1. Track your distance to the tee
I rarely golf without a GPS because it allows me to choose clubs more accurately. You can first "map" the fairway manually by walking the course and setting waypoints. On most GPS devices, you just click a button that looks like a flag near each tee box and hole. Then, when you play the course, the GPS shows you your current location and the distance to the next hole.
Golf, drink and be merry with your GPS
An easier approach is to use the GolfLogix handheld device, which not only shows you pin distances, but bunker locations and other hazards to avoid - such as lakes and even the best lay-up positions - all automatically for many popular courses.
You just pick the hole you are about to play and the GPS feeds you all of the relevant information. It takes all of the guesswork out of finding the flag. You can download the software for free and load it on many Garmin models (such as the eTrex Legend). The receiver comes with one free course; other courses cost just a few dollars each.
2. Catch more fish than the next guy
Fishing is another sport where persistence and fundamentals pay off, but a GPS provides several fishing perks beyond the basics. Garmin makes a fishing-friendly GPS, the 76CSx, that includes fishing and hunting schedules for the best days and times to fish and which species are in season. There's also a barometric altimeter - which determines your altitude based on atmospheric pressure - which can help you determine the best times for fishing.
For planning a corporate event, you can use a GPS to set a waypoint marker for all attendees, not only for the lake itself but for the best fishing spots on the lake.
There's also sunrise and sunset information, moon phases for judging how much light you will have for nighttime outings and tide tables for those who fish on the ocean. One last perk for fishing with a GPS: most recent models use a highly sensitive electronic compass that works even when you are motionless - unlike the analogue compasses used in earlier devices.
3. Hunt for buried treasure with your co-workers
One idea for a corporate event or after-work activity is to go geocaching. Sites such as Geocaching.com provide a list of downloadable waypoint markers for hidden treasures - there are loads all over the UK. Once you load the geocache on your GPS, you can then head to that location using the features on the GPS (such as the compass or street maps).
Once you are there, you'll typically find a coffee can or a shoe box that contains trinkets and coins, or possibly something a bit more valuable -- such as a watch or bracelet. The idea is that, if you find a geocache and take something, it's a good idea to leave some other trinket behind.

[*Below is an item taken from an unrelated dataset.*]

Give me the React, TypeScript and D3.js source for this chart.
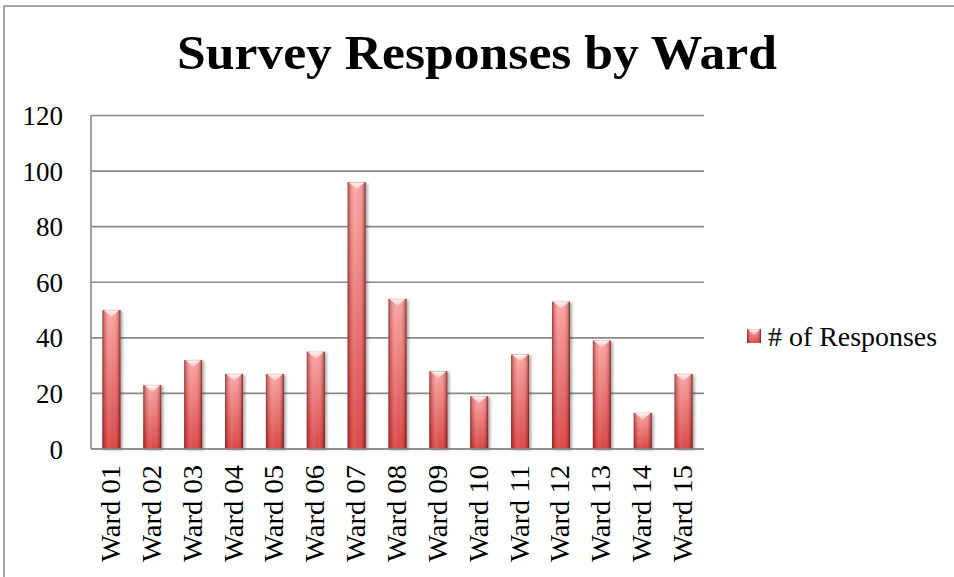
import React from "react";
import * as d3 from "d3";

const title = "Survey Responses by Ward";
const seriesName = "# of Responses";
const wards = [
  "Ward 01", "Ward 02", "Ward 03", "Ward 04", "Ward 05",
  "Ward 06", "Ward 07", "Ward 08", "Ward 09", "Ward 10",
  "Ward 11", "Ward 12", "Ward 13", "Ward 14", "Ward 15",
];
const responses = [50, 23, 32, 27, 27, 35, 96, 54, 28, 19, 34, 53, 39, 13, 27];
const yTicks = [0, 20, 40, 60, 80, 100, 120];

const W = 954;
const H = 577;
const plot = { left: 91, right: 704, top: 115.5, bottom: 449 };
const font = "'Liberation Serif', 'Times New Roman', serif";
const grid = "#8a8a8a";

export default function App() {
  const x = d3
    .scaleBand<string>()
    .domain(wards)
    .range([plot.left, plot.right])
    .paddingInner(0.56)
    .paddingOuter(0.28);
  const y = d3.scaleLinear().domain([0, 120]).range([plot.bottom, plot.top]);
  const bw = x.bandwidth();

  return (
    <svg
      width={W}
      height={H}
      style={{ position: "absolute", left: 0, top: 0, background: "#fff" }}
    >
      <defs>
        <linearGradient id="vgrad" x1="0" y1="0" x2="0" y2="1">
          <stop offset="0" stopColor="#f9a1a0" />
          <stop offset="1" stopColor="#d83c3b" />
        </linearGradient>
        <linearGradient id="hgrad" x1="0" y1="0" x2="1" y2="0">
          <stop offset="0" stopColor="#6e1a18" stopOpacity="0.75" />
          <stop offset="0.12" stopColor="#8f2826" stopOpacity="0.3" />
          <stop offset="0.4" stopColor="#ffffff" stopOpacity="0.12" />
          <stop offset="0.6" stopColor="#ffffff" stopOpacity="0.05" />
          <stop offset="0.88" stopColor="#8f2826" stopOpacity="0.3" />
          <stop offset="1" stopColor="#4e1010" stopOpacity="0.85" />
        </linearGradient>
        <linearGradient id="bevel" x1="0" y1="0" x2="0" y2="1">
          <stop offset="0" stopColor="#ffffff" stopOpacity="0.95" />
          <stop offset="1" stopColor="#fbd0cf" stopOpacity="0.6" />
        </linearGradient>
        <filter id="shadow" x="-30%" y="-10%" width="160%" height="120%">
          <feGaussianBlur in="SourceAlpha" stdDeviation="1.6" />
          <feOffset dx="1.5" dy="0.5" result="b" />
          <feComponentTransfer>
            <feFuncA type="linear" slope="0.35" />
          </feComponentTransfer>
          <feMerge>
            <feMergeNode />
            <feMergeNode in="SourceGraphic" />
          </feMerge>
        </filter>
      </defs>

      {/* outer chart border */}
      <rect x={4} y={6} width={1200} height={1200} fill="none" stroke={grid} strokeWidth={1.5} />

      {/* title */}
      <text
        x={477}
        y={69}
        textAnchor="middle"
        fontFamily={font}
        fontWeight="bold"
        fontSize={48}
        textLength={600}
        lengthAdjust="spacingAndGlyphs"
        fill="#000"
      >
        {title}
      </text>

      {/* gridlines */}
      {yTicks.map((t) => (
        <line
          key={t}
          x1={plot.left}
          x2={plot.right}
          y1={y(t)}
          y2={y(t)}
          stroke={grid}
          strokeWidth={1.6}
        />
      ))}
      <line x1={plot.left} x2={plot.left} y1={plot.top} y2={plot.bottom} stroke={grid} strokeWidth={1.6} />

      {/* y tick labels */}
      {yTicks.map((t) => (
        <text
          key={"l" + t}
          x={63}
          y={y(t) + 9.5}
          textAnchor="end"
          fontFamily={font}
          fontSize={27}
          fill="#000"
        >
          {t}
        </text>
      ))}

      {/* bars */}
      {wards.map((w, i) => {
        const x0 = x(w)!;
        const y0 = y(responses[i]);
        const h = plot.bottom - y0;
        const bev = Math.min(7, h / 2);
        return (
          <g key={w}>
            <g filter="url(#shadow)">
              <rect x={x0} y={y0} width={bw} height={h} fill="url(#vgrad)" />
            </g>
            <rect x={x0} y={y0} width={bw} height={h} fill="url(#hgrad)" />
            <path
              d={`M${x0 + 1.5},${y0 + 0.5} L${x0 + bw - 1.5},${y0 + 0.5} L${x0 + bw / 2},${y0 + bev} Z`}
              fill="url(#bevel)"
            />
          </g>
        );
      })}

      {/* bottom axis line on top */}
      <line x1={plot.left} x2={plot.right} y1={plot.bottom} y2={plot.bottom} stroke={grid} strokeWidth={1.6} />

      {/* x labels */}
      {wards.map((w) => {
        const cx = x(w)! + bw / 2;
        const ty = 465;
        return (
          <text
            key={"x" + w}
            transform={`translate(${cx + 8.5},${ty}) rotate(-90)`}
            textAnchor="end"
            fontFamily={font}
            fontSize={27}
            textLength={97}
            lengthAdjust="spacingAndGlyphs"
            fill="#000"
          >
            {w}
          </text>
        );
      })}

      {/* legend */}
      <g>
        <rect x={747} y={329} width={14} height={14} fill="url(#vgrad)" />
        <rect x={747} y={329} width={14} height={14} fill="url(#hgrad)" />
        <path d="M748,329.5 L760,329.5 L754,335 Z" fill="url(#bevel)" />
        <text
          x={768}
          y={346}
          fontFamily={font}
          fontSize={27}
          textLength={169}
          lengthAdjust="spacingAndGlyphs"
          fill="#000"
        >
          {seriesName}
        </text>
      </g>
    </svg>
  );
}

The Magellan eXplorist XL works well for geocaching. It has a large colour screen, and has one screen that lists all the geocaches you have loaded on the device so they are easy to find.
Geocaching has become a corporate "urban game" activity on a large scale. Microsoft recently hosted an event through GeoTeaming where each employee used a GPS device.
"We did a GPS-based scavenger hunt for 300 people in Disney World's Epcot Center," says Hal Howard, general manager of ERP product development.
"It was a fantastic event that required teamwork and planning to get done. GeoTeaming tailored the hunt to be about our business objectives and the strategies in the game reflected potential real-world strategies. It was motivational and educational for all."